* START *

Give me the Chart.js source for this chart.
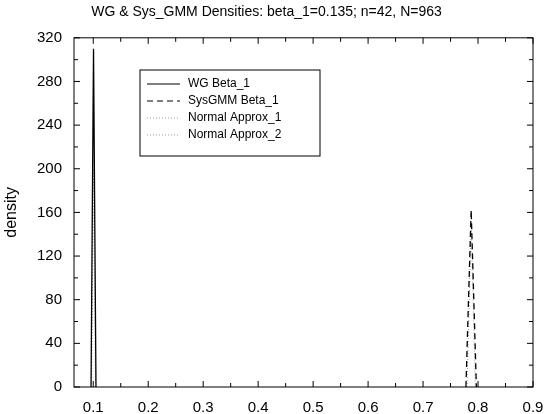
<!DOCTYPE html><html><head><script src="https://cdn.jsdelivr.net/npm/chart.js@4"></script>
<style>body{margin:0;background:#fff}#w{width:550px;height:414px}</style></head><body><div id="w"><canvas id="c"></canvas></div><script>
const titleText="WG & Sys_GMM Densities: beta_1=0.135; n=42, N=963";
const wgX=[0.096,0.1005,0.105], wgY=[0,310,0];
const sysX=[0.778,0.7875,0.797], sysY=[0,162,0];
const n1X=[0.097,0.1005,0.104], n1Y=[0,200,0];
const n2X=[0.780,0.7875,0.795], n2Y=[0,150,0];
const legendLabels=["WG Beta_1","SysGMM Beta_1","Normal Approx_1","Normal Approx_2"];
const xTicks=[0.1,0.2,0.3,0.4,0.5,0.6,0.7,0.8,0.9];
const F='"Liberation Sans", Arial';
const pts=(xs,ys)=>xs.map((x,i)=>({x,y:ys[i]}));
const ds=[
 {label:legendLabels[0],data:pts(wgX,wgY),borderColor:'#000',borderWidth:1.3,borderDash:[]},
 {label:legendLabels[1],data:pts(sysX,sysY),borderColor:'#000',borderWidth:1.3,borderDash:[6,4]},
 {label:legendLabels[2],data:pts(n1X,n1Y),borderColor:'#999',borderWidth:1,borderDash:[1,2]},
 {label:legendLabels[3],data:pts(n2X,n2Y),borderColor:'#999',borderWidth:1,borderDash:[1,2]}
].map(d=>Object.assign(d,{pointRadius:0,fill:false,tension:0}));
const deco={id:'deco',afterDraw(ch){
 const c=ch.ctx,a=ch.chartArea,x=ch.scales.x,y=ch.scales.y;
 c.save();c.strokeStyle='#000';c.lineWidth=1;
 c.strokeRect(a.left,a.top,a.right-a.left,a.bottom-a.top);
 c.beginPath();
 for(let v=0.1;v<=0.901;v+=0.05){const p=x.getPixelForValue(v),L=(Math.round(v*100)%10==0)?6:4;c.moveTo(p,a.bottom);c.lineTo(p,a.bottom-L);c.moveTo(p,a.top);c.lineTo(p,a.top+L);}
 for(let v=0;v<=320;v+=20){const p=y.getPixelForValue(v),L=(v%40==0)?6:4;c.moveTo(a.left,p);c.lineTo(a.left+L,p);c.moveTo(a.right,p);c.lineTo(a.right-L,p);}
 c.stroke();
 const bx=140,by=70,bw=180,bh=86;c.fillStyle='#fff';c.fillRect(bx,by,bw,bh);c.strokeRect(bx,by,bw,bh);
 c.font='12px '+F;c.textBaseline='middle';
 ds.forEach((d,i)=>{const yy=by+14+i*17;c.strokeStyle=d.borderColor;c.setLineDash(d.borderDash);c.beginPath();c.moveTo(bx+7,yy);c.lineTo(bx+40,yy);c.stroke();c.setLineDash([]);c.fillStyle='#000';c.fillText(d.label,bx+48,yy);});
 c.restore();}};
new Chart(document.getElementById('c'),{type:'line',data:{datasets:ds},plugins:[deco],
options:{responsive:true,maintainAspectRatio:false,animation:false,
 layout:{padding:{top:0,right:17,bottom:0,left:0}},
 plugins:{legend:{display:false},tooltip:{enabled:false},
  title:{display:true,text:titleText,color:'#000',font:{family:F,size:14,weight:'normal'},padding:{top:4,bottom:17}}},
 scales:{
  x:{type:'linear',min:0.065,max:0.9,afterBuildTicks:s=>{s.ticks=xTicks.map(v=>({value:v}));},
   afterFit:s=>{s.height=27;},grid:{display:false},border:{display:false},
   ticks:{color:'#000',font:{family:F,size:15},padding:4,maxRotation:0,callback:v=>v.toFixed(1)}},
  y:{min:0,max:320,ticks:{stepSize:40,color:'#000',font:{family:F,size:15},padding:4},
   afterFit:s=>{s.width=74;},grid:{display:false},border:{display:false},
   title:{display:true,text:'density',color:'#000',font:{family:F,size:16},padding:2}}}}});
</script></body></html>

* END *

**SET EXERCISE:**
Reproduce the material above in full, exactly, with no images.

**WRITTEN SOLUTION:**
Give me the Chart.js source for this chart.
<!DOCTYPE html><html><head><script src="https://cdn.jsdelivr.net/npm/chart.js@4"></script>
<style>body{margin:0;background:#fff}#w{width:550px;height:414px}</style></head><body><div id="w"><canvas id="c"></canvas></div><script>
const titleText="WG & Sys_GMM Densities: beta_1=0.135; n=42, N=963";
const wgX=[0.096,0.1005,0.105], wgY=[0,310,0];
const sysX=[0.778,0.7875,0.797], sysY=[0,162,0];
const n1X=[0.097,0.1005,0.104], n1Y=[0,200,0];
const n2X=[0.780,0.7875,0.795], n2Y=[0,150,0];
const legendLabels=["WG Beta_1","SysGMM Beta_1","Normal Approx_1","Normal Approx_2"];
const xTicks=[0.1,0.2,0.3,0.4,0.5,0.6,0.7,0.8,0.9];
const F='"Liberation Sans", Arial';
const pts=(xs,ys)=>xs.map((x,i)=>({x,y:ys[i]}));
const ds=[
 {label:legendLabels[0],data:pts(wgX,wgY),borderColor:'#000',borderWidth:1.3,borderDash:[]},
 {label:legendLabels[1],data:pts(sysX,sysY),borderColor:'#000',borderWidth:1.3,borderDash:[6,4]},
 {label:legendLabels[2],data:pts(n1X,n1Y),borderColor:'#999',borderWidth:1,borderDash:[1,2]},
 {label:legendLabels[3],data:pts(n2X,n2Y),borderColor:'#999',borderWidth:1,borderDash:[1,2]}
].map(d=>Object.assign(d,{pointRadius:0,fill:false,tension:0}));
const deco={id:'deco',afterDraw(ch){
 const c=ch.ctx,a=ch.chartArea,x=ch.scales.x,y=ch.scales.y;
 c.save();c.strokeStyle='#000';c.lineWidth=1;
 c.strokeRect(a.left,a.top,a.right-a.left,a.bottom-a.top);
 c.beginPath();
 for(let v=0.1;v<=0.901;v+=0.05){const p=x.getPixelForValue(v),L=(Math.round(v*100)%10==0)?6:4;c.moveTo(p,a.bottom);c.lineTo(p,a.bottom-L);c.moveTo(p,a.top);c.lineTo(p,a.top+L);}
 for(let v=0;v<=320;v+=20){const p=y.getPixelForValue(v),L=(v%40==0)?6:4;c.moveTo(a.left,p);c.lineTo(a.left+L,p);c.moveTo(a.right,p);c.lineTo(a.right-L,p);}
 c.stroke();
 const bx=140,by=70,bw=180,bh=86;c.fillStyle='#fff';c.fillRect(bx,by,bw,bh);c.strokeRect(bx,by,bw,bh);
 c.font='12px '+F;c.textBaseline='middle';
 ds.forEach((d,i)=>{const yy=by+14+i*17;c.strokeStyle=d.borderColor;c.setLineDash(d.borderDash);c.beginPath();c.moveTo(bx+7,yy);c.lineTo(bx+40,yy);c.stroke();c.setLineDash([]);c.fillStyle='#000';c.fillText(d.label,bx+48,yy);});
 c.restore();}};
new Chart(document.getElementById('c'),{type:'line',data:{datasets:ds},plugins:[deco],
options:{responsive:true,maintainAspectRatio:false,animation:false,
 layout:{padding:{top:0,right:17,bottom:0,left:0}},
 plugins:{legend:{display:false},tooltip:{enabled:false},
  title:{display:true,text:titleText,color:'#000',font:{family:F,size:14,weight:'normal'},padding:{top:4,bottom:17}}},
 scales:{
  x:{type:'linear',min:0.065,max:0.9,afterBuildTicks:s=>{s.ticks=xTicks.map(v=>({value:v}));},
   afterFit:s=>{s.height=27;},grid:{display:false},border:{display:false},
   ticks:{color:'#000',font:{family:F,size:15},padding:4,maxRotation:0,callback:v=>v.toFixed(1)}},
  y:{min:0,max:320,ticks:{stepSize:40,color:'#000',font:{family:F,size:15},padding:4},
   afterFit:s=>{s.width=74;},grid:{display:false},border:{display:false},
   title:{display:true,text:'density',color:'#000',font:{family:F,size:16},padding:2}}}}});
</script></body></html>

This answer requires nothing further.